See Theorem 3.5 in "Supersingular K3 surfaces" by TetsuJi Shioda, or a recent paper "Abelian varieties isogenous to a power of an elliptic curve" at https://arxiv.org/abs/1602.06237.
Let $C_0$ be a supersingular elliptic curve over an algebraically closed field $k$ of char $p>0$, and $R:= \operatorname{End}(C)$ which is a maximal order in the quaternion algebra $D_{p,\infty}=\operatorname{End}(C)\otimes \mathbb Q$.
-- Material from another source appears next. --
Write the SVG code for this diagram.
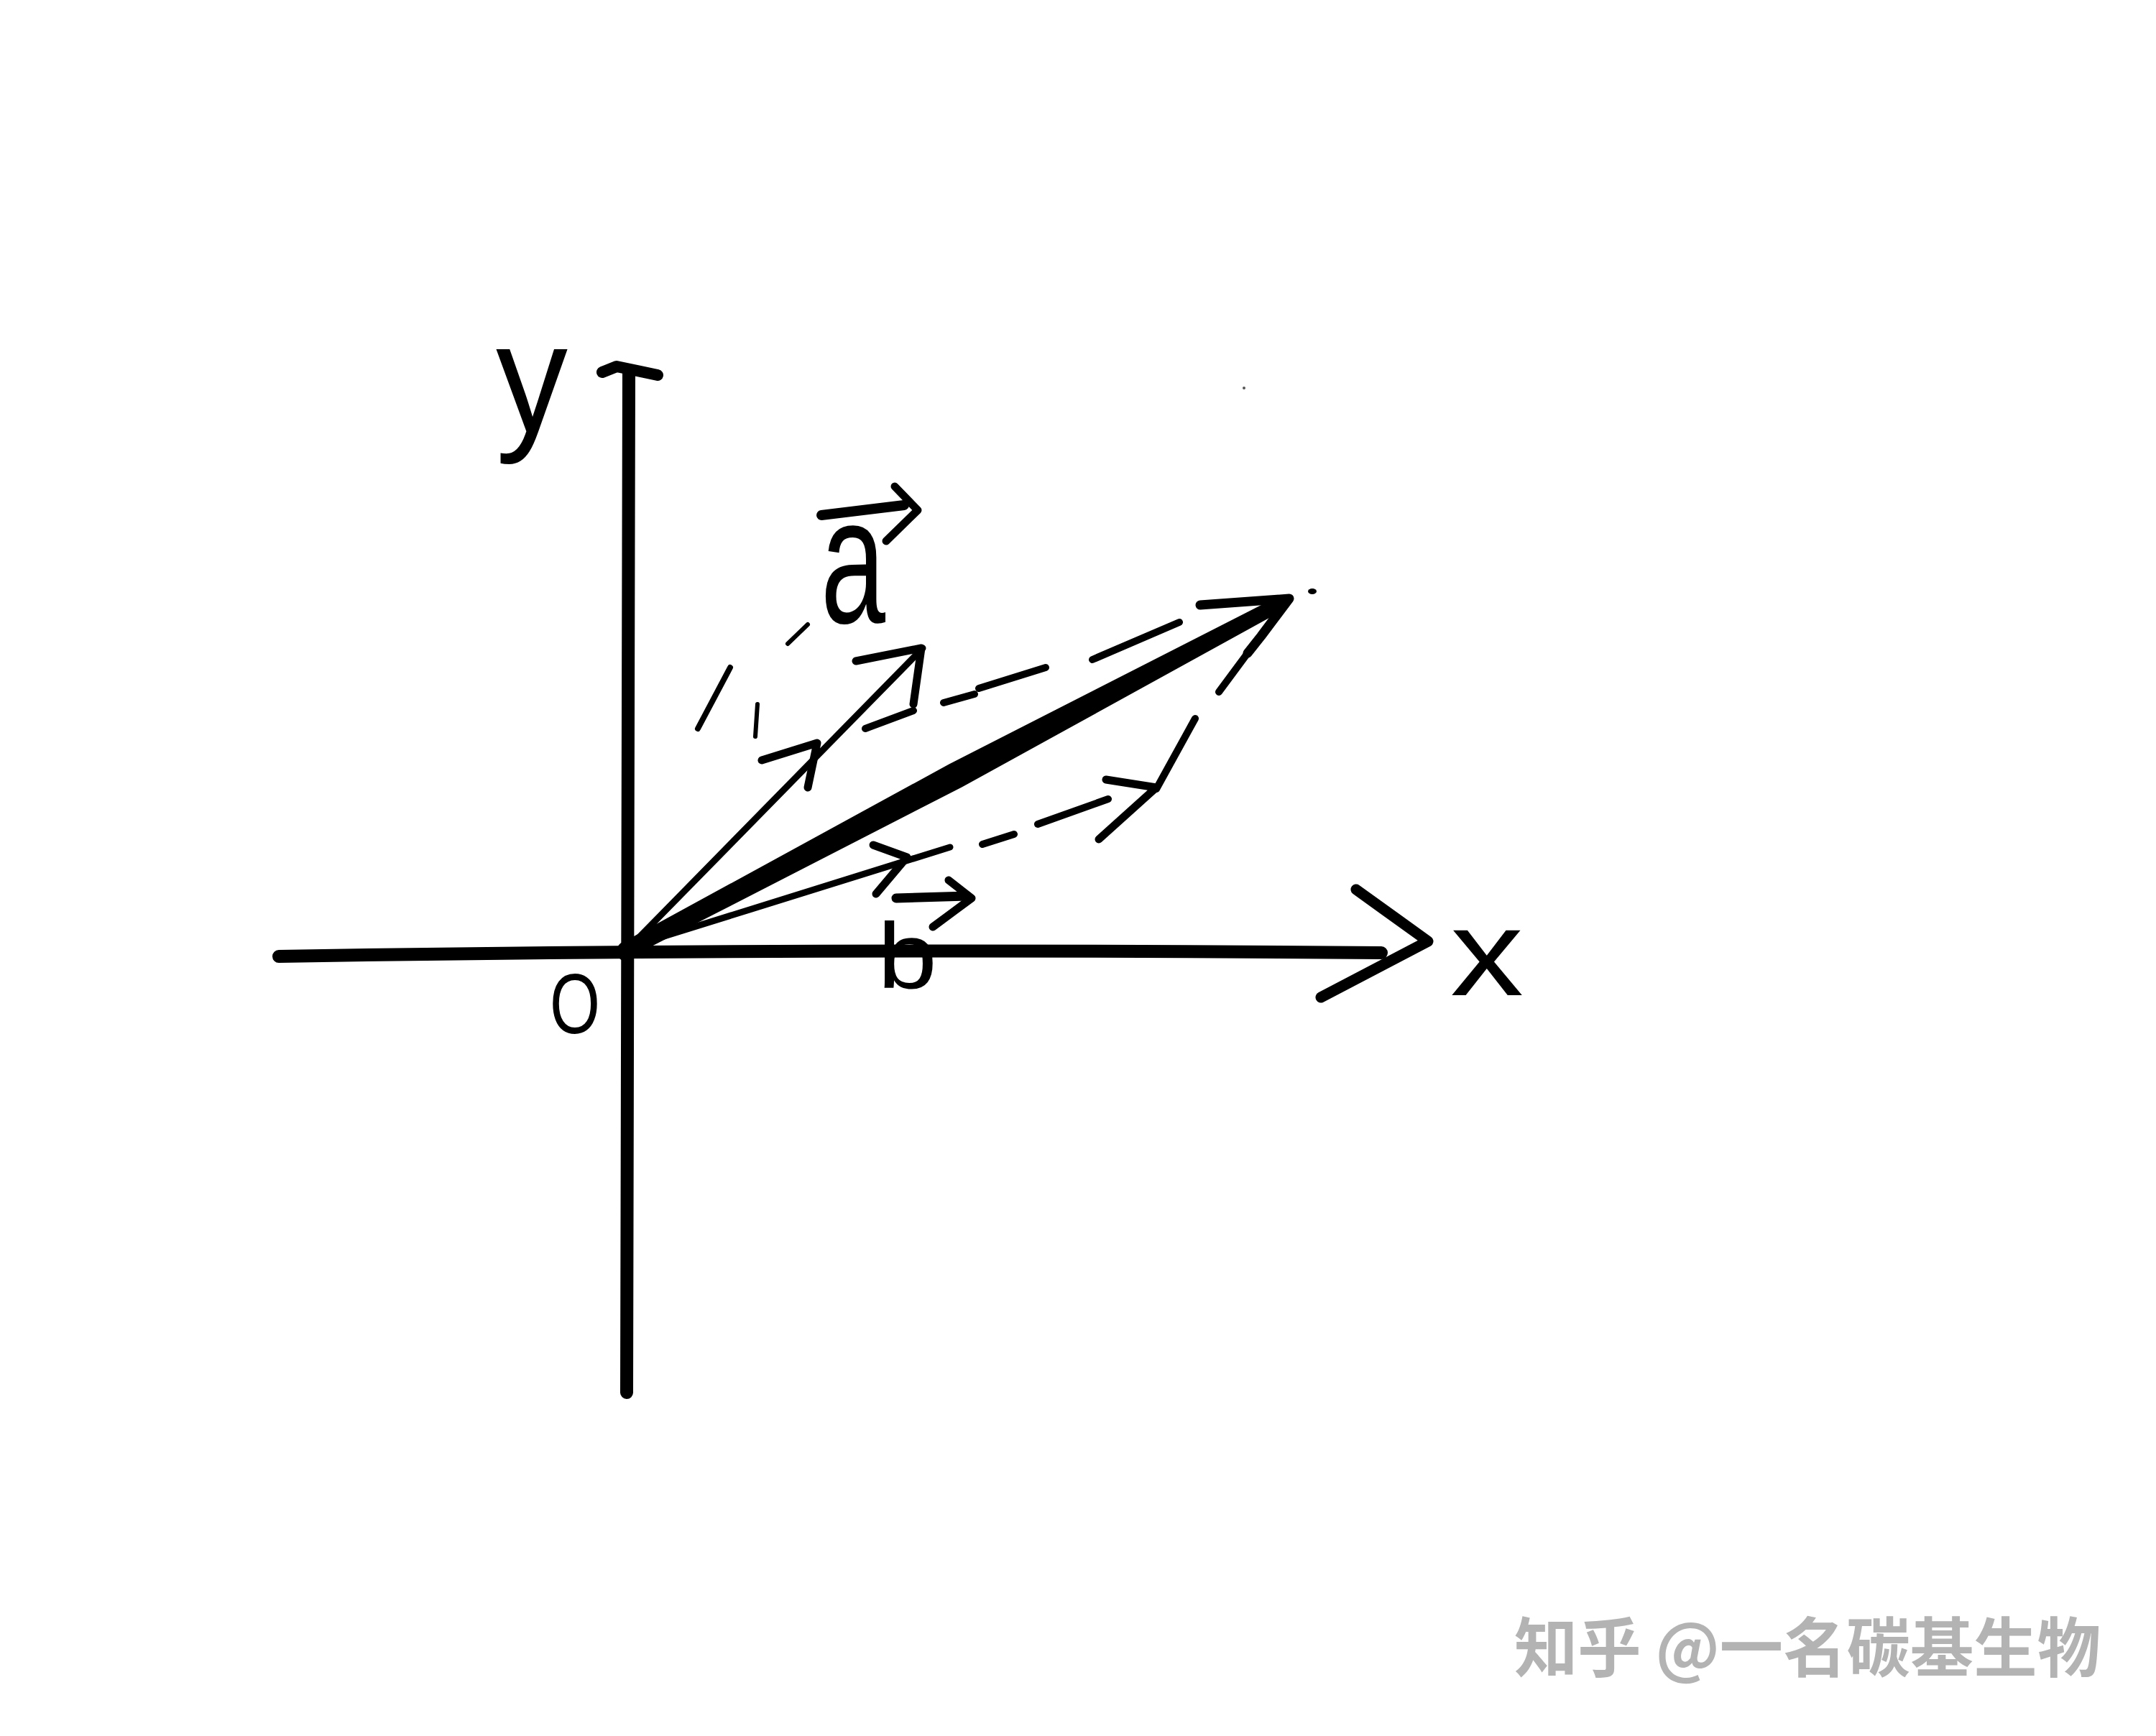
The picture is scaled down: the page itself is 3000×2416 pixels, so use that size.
<svg xmlns="http://www.w3.org/2000/svg" width="3000" height="2416" viewBox="0 0 3000 2416">
<style>
.ink{fill:none;stroke:#000;stroke-linecap:round;stroke-linejoin:round}
.axis{stroke-width:18}
.vec{stroke-width:9}
.barb{stroke-width:11}
.dash{stroke-width:10}
.lbl{font-family:"Liberation Sans","DejaVu Sans",sans-serif;fill:#000}
.wm{font-family:"Noto Sans CJK SC","Noto Sans",sans-serif;fill:#b3b3b3;font-weight:700}
</style>
<rect x="0" y="0" width="3000" height="2416" fill="#fff"/>
<g id="axes">
  <path class="ink axis" d="M388,1331 Q1100,1319 1922,1326"/>
  <path class="ink" stroke-width="15" d="M1887,1238 L1987,1310 L1838,1388"/>
  <path class="ink axis" d="M875,520 L872,1938"/>
  <path class="ink" stroke-width="16" d="M838,518 L858,510 L915,522"/>
  <circle cx="872" cy="1324" r="14" fill="#000"/>
</g>
<g id="label-y"><text class="lbl" x="690" y="601" font-size="218" textLength="100" lengthAdjust="spacingAndGlyphs">y</text></g>
<g id="label-x"><text class="lbl" x="2018" y="1385" font-size="170" textLength="102" lengthAdjust="spacingAndGlyphs">x</text></g>
<g id="label-o"><text class="lbl" x="765" y="1438" font-size="119" textLength="70" lengthAdjust="spacingAndGlyphs">O</text></g>
<g id="label-a">
  <path class="ink" stroke-width="14" d="M1143,717 L1258,703"/>
  <path class="ink barb" d="M1245,677 L1277,710 L1233,753"/>
  <text class="lbl" x="1142" y="867" font-size="250" textLength="90" lengthAdjust="spacingAndGlyphs">a</text>
</g>
<g id="label-b">
  <path class="ink" stroke-width="13" d="M1247,1250 L1346,1247"/>
  <path class="ink barb" d="M1320,1225 L1352,1250 L1298,1290"/>
  <text class="lbl" x="1221" y="1375" font-size="130" textLength="83" lengthAdjust="spacingAndGlyphs">b</text>
</g>
<g id="connectors">
  <path class="ink vec" d="M876,1318 L1284,902"/>
  <path class="ink barb" d="M1060,1058 L1137,1034 L1124,1096"/>
  <path class="ink barb" d="M1191,920 L1282,902 L1271,980"/>
  <path class="ink" stroke-width="8" d="M971,1014 L1016,929"/>
  <path class="ink" stroke="#777" stroke-width="6" d="M1051,1025 L1054,980"/>
  <path class="ink" stroke="#aaa" stroke-width="6" d="M1096,896 L1124,869"/>
  <path class="ink dash" d="M1204,1014 L1271,989 M1313,978 L1356,966 M1362,958 L1455,929 M1520,918 L1641,866"/>
  <path class="ink vec" stroke="#222" d="M876,1318 L1322,1179"/>
  <path class="ink barb" d="M1215,1176 L1262,1193 L1219,1244"/>
  <path class="ink dash" d="M1367,1175 L1411,1161 M1444,1147 L1542,1112"/>
  <path class="ink barb" d="M1539,1085 L1609,1096 L1529,1168"/>
  <path class="ink dash" d="M1609,1098 L1663,1000 M1696,963 L1736,909"/>
  <path fill="#000" stroke="#000" stroke-width="4" stroke-linejoin="round" d="M875,1331 L1337,1094 L1791,844 L1783,830 L1322,1065 L868,1313 Z"/>
  <path class="ink" stroke-width="13" d="M1670,842 L1794,833 L1755,885 L1736,909"/>
  <ellipse cx="1826" cy="823" rx="6" ry="4" fill="#000"/>
  <circle cx="1731" cy="540" r="2" fill="#555"/>
</g>
<g id="watermark"><text class="wm" x="2107" y="2326" font-size="90" textLength="816" lengthAdjust="spacingAndGlyphs">知乎 @一名碳基生物</text></g>
</svg>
Note all supersingular elliptic curves are isogenus, and there is a bijection between supersingular elliptic curves over $k$ and rank one projective right $R$ modules (both up to isomorphism) given by $C \mapsto \operatorname{Hom}(C,C_0)$. The key point for us is that if the natural right $R$ module $\operatorname{Hom}(C,C_0)$ is free i.e $\operatorname{Hom}(C,C_0) \cong R$, then $C \cong C_0$. Similar results hold for product of supersingular elliptic curves.
Now the proof is finished by an old fact that any projective module of rank $g \geq 2$ over $R$ is free, see "M. Eichler, Über die Idealklassenzahl hyperkomplexer Systeme, Math. Z. 43 (1938), 481–494", which is written in old language and it seems only a few people know the proof.